Standing proud on the ground floor, for instance, is this shiny character saluting to the passers-by. Alas we are not told anything about him.
But this clever piece called 'Empty Bundle' by Yang Tao has fulsome notes attached. “The artwork stretches through the entire height of the building producing a diverse range of visual experiences from different levels and angles. It uses thin silk threads to carry out a random temporal and spatial intervention into the exhibition spaces.”
The artist describes with a nice degree of frankness the problems with its installation, with nine failed attempts: “What kind of viewing experience will be produced by bundling a ray of light in silk thread?” he asks. "For the work of art, execution became more important than the information it carried. The changes in thinking that took place in the bundling process transformed the original expression into an act with infinite threads.
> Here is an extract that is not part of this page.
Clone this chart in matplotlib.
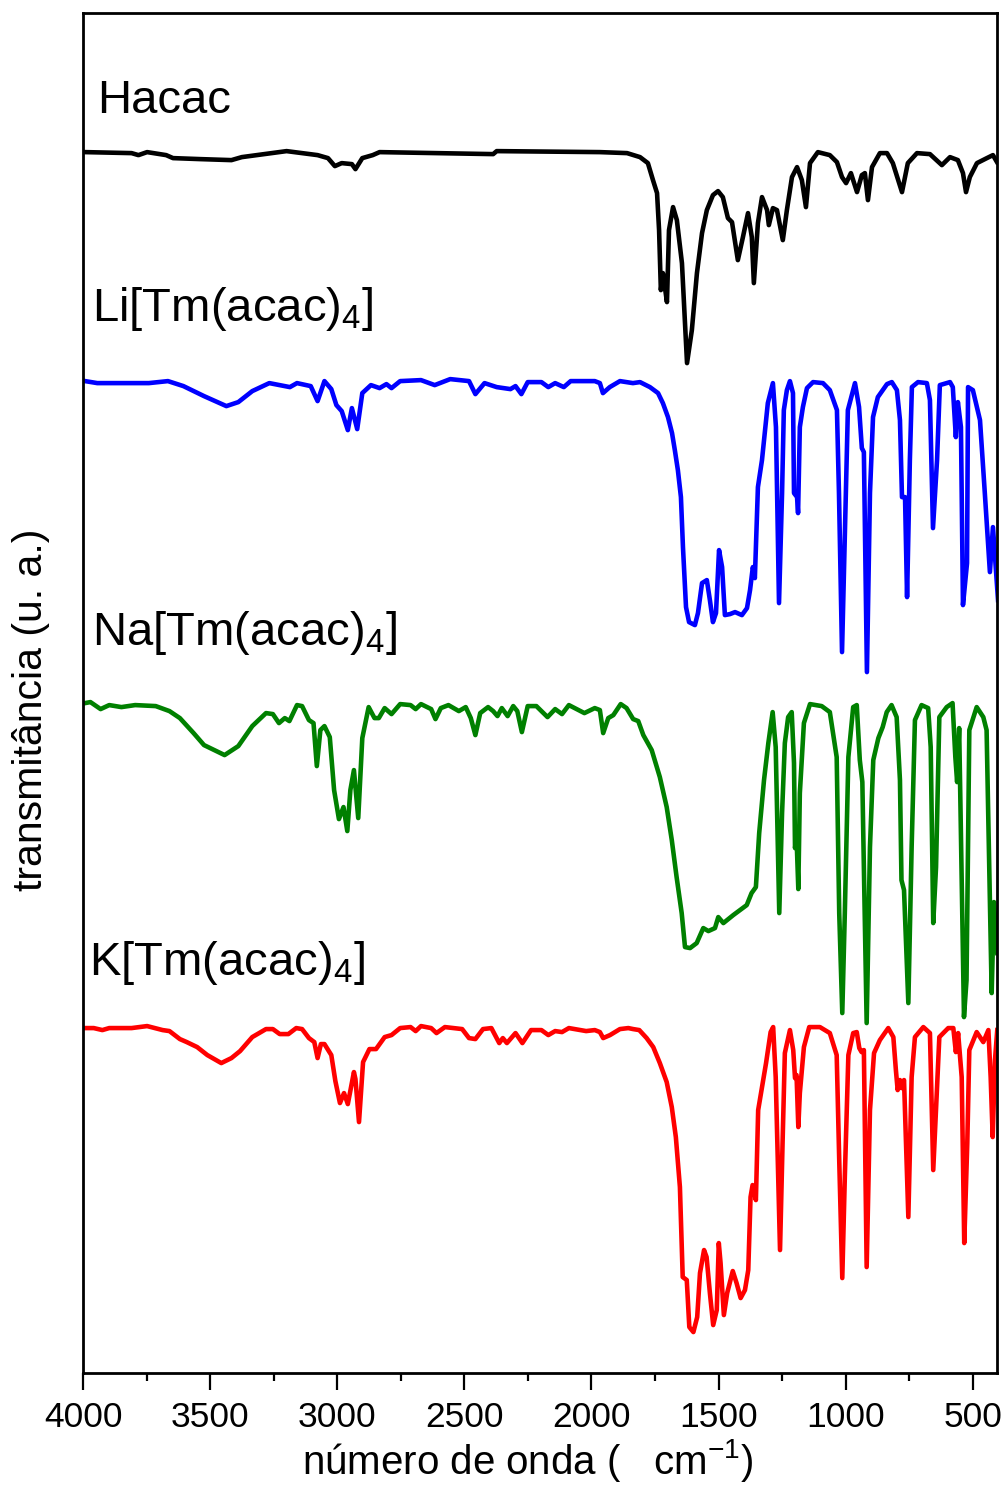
import numpy as np
import matplotlib
matplotlib.use("Agg")
import matplotlib.pyplot as plt
from matplotlib import font_manager
from matplotlib.ticker import MultipleLocator

# IR spectra, wavenumber (cm-1) vs transmittance (arbitrary units, stacked)
wn_hacac = [3993, 3810, 3783, 3749, 3674, 3647, 3539, 3417, 3376, 3200,
            3078, 3037, 3010, 2983, 2943, 2929, 2902, 2861, 2834, 2387,
            2373, 1967, 1860, 1809, 1778, 1758, 1742, 1734, 1727, 1719,
            1715, 1703, 1695, 1679, 1664, 1644, 1624, 1605, 1585, 1565,
            1546, 1522, 1502, 1483, 1463, 1447, 1424, 1404, 1384, 1369,
            1361, 1345, 1329, 1309, 1302, 1286, 1270, 1247, 1231, 1211,
            1191, 1172, 1156, 1140, 1109, 1062, 1034, 1014, 998, 979,
            955, 936, 924, 912, 896, 865, 837, 814, 778, 755,
            719, 668, 621, 589, 558, 538, 526, 511, 483, 444,
            420, 404]
t_hacac = [1221, 1220, 1218, 1221, 1218, 1215, 1214, 1213, 1216, 1222,
           1218, 1215, 1207, 1210, 1209, 1204, 1215, 1218, 1221, 1219,
           1222, 1221, 1220, 1216, 1210, 1193, 1180, 1143, 1083, 1100,
           1093, 1071, 1143, 1166, 1153, 1110, 1010, 1043, 1100, 1140,
           1163, 1178, 1182, 1176, 1155, 1151, 1113, 1136, 1160, 1136,
           1090, 1150, 1176, 1163, 1148, 1165, 1163, 1133, 1163, 1196,
           1206, 1193, 1166, 1210, 1221, 1218, 1211, 1196, 1190, 1200,
           1181, 1198, 1200, 1173, 1206, 1220, 1220, 1210, 1181, 1210,
           1220, 1219, 1208, 1216, 1213, 1200, 1181, 1196, 1210, 1215,
           1218, 1211]

wn_li = [3993, 3945, 3850, 3742, 3667, 3606, 3525, 3437, 3390, 3335,
         3268, 3227, 3187, 3159, 3105, 3078, 3051, 3024, 3004, 2983,
         2959, 2943, 2922, 2902, 2868, 2834, 2807, 2787, 2753, 2671,
         2617, 2556, 2482, 2457, 2421, 2373, 2319, 2299, 2276, 2251,
         2197, 2170, 2143, 2109, 2082, 1987,
         1967, 1955, 1928, 1888, 1837, 1809, 1770, 1738, 1719, 1699,
         1683, 1672, 1660, 1648, 1640, 1628, 1616, 1593, 1581, 1565,
         1546, 1534, 1522, 1510, 1498, 1486, 1475, 1455, 1435, 1408,
         1388, 1376, 1365, 1357, 1345, 1329, 1317, 1306, 1286, 1274,
         1262, 1250, 1243, 1231, 1219, 1207, 1203, 1191, 1187, 1180,
         1168, 1152, 1128, 1089, 1062, 1034, 1026, 1014, 1002, 991,
         963, 947, 936, 928, 916, 904, 892, 873, 837, 818,
         798, 786, 778, 766, 758, 747, 739, 715, 680, 668,
         656, 640, 629, 589, 578, 566, 558, 546, 538, 522,
         518, 499, 471, 452, 432, 420, 400]
t_li = [992, 990, 990, 990, 992, 987, 977, 967, 971, 982,
        990, 988, 986, 990, 987, 972, 992, 984, 968, 962,
        943, 965, 944, 980, 988, 985, 989, 985, 992, 993,
        988, 994, 992, 979, 990, 986, 984, 987, 979, 991,
        991, 986, 990, 986, 992, 992,
        990, 980, 986, 992, 990, 991, 986, 980, 970, 956,
        940, 923, 903, 876, 826, 766, 751, 748, 760, 790,
        793, 773, 751, 760, 823, 806, 758, 759, 761, 758,
        765, 783, 806, 795, 886, 913, 943, 970, 990, 946,
        770, 880, 963, 983, 992, 980, 880, 876, 860, 946,
        966, 985, 991, 990, 983, 963, 880, 721, 846, 963,
        990, 966, 925, 921, 701, 880, 956, 976, 989, 991,
        983, 953, 876, 876, 776, 913, 986, 991, 990, 973,
        845, 913, 988, 991, 986, 936, 971, 946, 768, 810,
        986, 983, 953, 880, 801, 846, 773]

wn_na = [3993, 3972, 3932, 3898, 3850, 3796, 3715, 3661, 3620, 3566,
         3525, 3444, 3390, 3335, 3281, 3254, 3230, 3207, 3189, 3159,
         3139, 3112, 3094, 3081, 3067, 3051, 3030, 3013, 2994, 2976,
         2961, 2949, 2935, 2918, 2902, 2877, 2854, 2837, 2814, 2787,
         2753, 2712, 2692, 2671, 2631, 2614, 2593, 2563, 2522, 2495,
         2475, 2457, 2438, 2407, 2387, 2370, 2353, 2330, 2308, 2292,
         2274, 2251, 2217, 2173, 2143, 2116, 2089, 2028, 1987,
         1967, 1954, 1934, 1914, 1885, 1862, 1836, 1816, 1796, 1763,
         1731, 1704, 1684, 1665, 1645, 1632, 1612, 1586, 1560, 1540,
         1514, 1501, 1481, 1442, 1389, 1370, 1353, 1340, 1321, 1304,
         1287, 1275, 1261, 1250, 1239, 1226, 1212, 1203, 1199, 1193,
         1186, 1180, 1164, 1140, 1094, 1062, 1035, 1025, 1013, 1003,
         989, 970, 956, 944, 934, 917, 904, 891, 871, 854,
         838, 819, 799, 786, 780, 770, 753, 740, 727, 701,
         675, 665, 655, 644, 631, 602, 579, 568, 561, 553,
         534, 524, 513, 484, 458, 445, 425, 416, 403]
t_na = [670, 671, 664, 668, 666, 668, 667, 662, 655, 640,
        628, 618, 627, 647, 660, 659, 650, 655, 652, 668,
        667, 653, 650, 607, 643, 647, 636, 583, 554, 566,
        542, 583, 603, 555, 635, 666, 655, 655, 665, 659,
        669, 668, 664, 669, 664, 654, 665, 668, 662, 666,
        655, 638, 660, 666, 662, 657, 665, 657, 667, 662,
        641, 667, 667, 656, 664, 659, 668, 660, 665,
        663, 640, 655, 658, 669, 665, 654, 652, 638, 623,
        596, 566, 533, 496, 460, 426, 425, 430, 445, 442,
        445, 456, 450, 458, 468, 480, 486, 540, 593, 630,
        661, 626, 460, 560, 630, 656, 661, 610, 525, 536,
        484, 580, 650, 669, 667, 661, 616, 460, 360, 460,
        616, 666, 668, 613, 591, 350, 526, 613, 635, 646,
        661, 668, 656, 593, 493, 483, 370, 526, 653, 668,
        665, 626, 450, 506, 656, 666, 670, 616, 591, 645,
        356, 393, 643, 666, 656, 643, 380, 471, 420]

wn_k = [3993, 3959, 3925, 3898, 3810, 3749, 3688, 3661, 3620, 3593,
        3552, 3512, 3457, 3417, 3383, 3335, 3281, 3254, 3227, 3193,
        3162, 3139, 3112, 3091, 3078, 3065, 3051, 3024, 3008, 2990,
        2974, 2959, 2935, 2929, 2915, 2899, 2874, 2848, 2814, 2787,
        2753, 2712, 2692, 2671, 2631, 2610, 2577, 2509, 2482, 2457,
        2427, 2394, 2363, 2349, 2333, 2299, 2272, 2238, 2197, 2170,
        2143, 2116, 2089, 2021, 1987,
        1967, 1954, 1927, 1888, 1855, 1836, 1812, 1783, 1757, 1731,
        1704, 1684, 1668, 1652, 1641, 1625, 1615, 1599, 1584, 1573,
        1557, 1547, 1534, 1521, 1507, 1499, 1492, 1479, 1466, 1444,
        1429, 1413, 1396, 1383, 1374, 1366, 1353, 1344, 1326, 1313,
        1295, 1285, 1275, 1258, 1248, 1239, 1219, 1206, 1199, 1193,
        1186, 1180, 1164, 1143, 1101, 1062, 1035, 1025, 1013, 1003,
        989, 970, 956, 946, 937, 928, 917, 904, 888, 865,
        832, 812, 802, 795, 786, 780, 770, 753, 740, 727,
        694, 668, 655, 644, 631, 596, 576, 566, 557, 543,
        533, 521, 513, 484, 458, 438, 429, 421, 412, 403]
t_k = [345, 345, 343, 345, 345, 347, 343, 342, 334, 331,
       326, 318, 310, 315, 322, 336, 344, 344, 339, 339,
       345, 344, 335, 331, 315, 329, 329, 318, 292, 270,
       280, 269, 301, 294, 251, 311, 324, 324, 336, 338,
       345, 346, 342, 347, 345, 340, 346, 344, 335, 334,
       344, 345, 330, 335, 330, 340, 330, 343, 343, 338,
       342, 341, 345, 342, 343,
       341, 335, 338, 344, 345, 344, 343, 335, 326, 310,
       291, 266, 236, 186, 96, 93, 46, 41, 56, 100,
       123, 116, 80, 48, 63, 130, 110, 58, 80, 102,
       90, 75, 83, 103, 176, 188, 173, 263, 290, 310,
       341, 346, 296, 123, 230, 320, 343, 323, 295, 298,
       246, 280, 326, 346, 346, 340, 318, 213, 95, 196,
       318, 340, 341, 325, 321, 323, 106, 263, 320, 333,
       345, 336, 303, 283, 293, 285, 293, 156, 296, 336,
       346, 340, 203, 263, 336, 345, 345, 321, 340, 296,
       130, 230, 323, 341, 331, 343, 296, 236, 313, 343]

names = ["Hacac", "Li[Tm(acac)$_4$]", "Na[Tm(acac)$_4$]", "K[Tm(acac)$_4$]"]
colors = ["black", "#0000FF", "#008000", "#FF0000"]
# label anchor (wavenumber, y) for each spectrum name
label_x = [3946, 3966, 3966, 3978]
label_y = [1260, 1052, 728, 398]

available = {f.name for f in font_manager.fontManager.ttflist}
narrow = "Liberation Sans Narrow" if "Liberation Sans Narrow" in available else "Liberation Sans"
is_narrow = narrow == "Liberation Sans Narrow"

plt.rcParams["font.family"] = [narrow, "DejaVu Sans"]
plt.rcParams["mathtext.fontset"] = "custom"
plt.rcParams["mathtext.rm"] = "Liberation Sans"
plt.rcParams["mathtext.it"] = "Liberation Sans:italic"
plt.rcParams["mathtext.default"] = "regular"

fig = plt.figure(figsize=(10.05, 14.91), dpi=100)
ax = fig.add_axes([0.0829, 0.0789, 0.9089, 0.9125])

series = [(wn_hacac, t_hacac), (wn_li, t_li), (wn_na, t_na), (wn_k, t_k)]
for (w, t), c in zip(series, colors):
    ax.plot(w, t, color=c, lw=3.3, solid_joinstyle="round")

for name, x, y in zip(names, label_x, label_y):
    ax.text(x, y, name, fontsize=34, family="Liberation Sans", va="baseline", ha="left")

ax.set_xlim(4000, 405)
ax.set_ylim(-0.3, 1360.3)
ax.set_xticks(np.arange(4000, 400, -500))
ax.xaxis.set_minor_locator(MultipleLocator(250))
ax.set_yticks([])
ax.tick_params(axis="x", which="major", direction="out", length=12, width=1.6,
               labelsize=27.5 if is_narrow else 25.5, pad=8)
ax.tick_params(axis="x", which="minor", direction="out", length=6, width=1.6)
for s in ax.spines.values():
    s.set_linewidth(2)

ax.set_xlabel("número de onda (   cm$^{-1}$)", fontsize=34 if is_narrow else 29)
ax.set_ylabel("transmitância (u. a.)", fontsize=31 if is_narrow else 29.5)
ax.xaxis.set_label_coords(0.486, -0.047)
ax.yaxis.set_label_coords(-0.036, 0.488)

fig.savefig("out.png", dpi=100)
As the artwork neared completion, I wasn't thinking of anything and I had forgotten my original idea."
I have to admit that my favourite piece in the entire shopping mall – called 'Beetle Sphere' – is by an Indonesian artist called Ichwan Noor.
The accompanying blurb tells us that this 180cm sphere is made from “aluminium, ployester (sic), print (I think they mean paint!), and real parts from a VW Beetle of 1953-vintage”.
Ichwan Noor, it turns out, specialises in mammoth sculptures of morphed cars; and this Beetle is one of a series of five spherical and cubed vehicles by the Jakarta-based sculptor. Way back in 2011, the artist created a VW made into a perfectly angular cube. The piece was voted “favourite artwork” at the Indonesia Art & Motoring Exhibition; and one of his cars on display at an exhibition in Hong Kong sold for $88,000 shortly after the show opened.
When you look at the morphed shape of the sculpture, it’s pretty hard to believe this was ever a road worthy car. The amount of metalwork that he must have employed is amazing. Even small elements like the tail lights don’t protrude from the shape of the sphere.
For me, this has to be the epitome of art!
Subway Line 6 to Dongdaqiao exit D2; walk to the traffic lights and cross over Dongdaqiao Road before venturing south for 200 metres.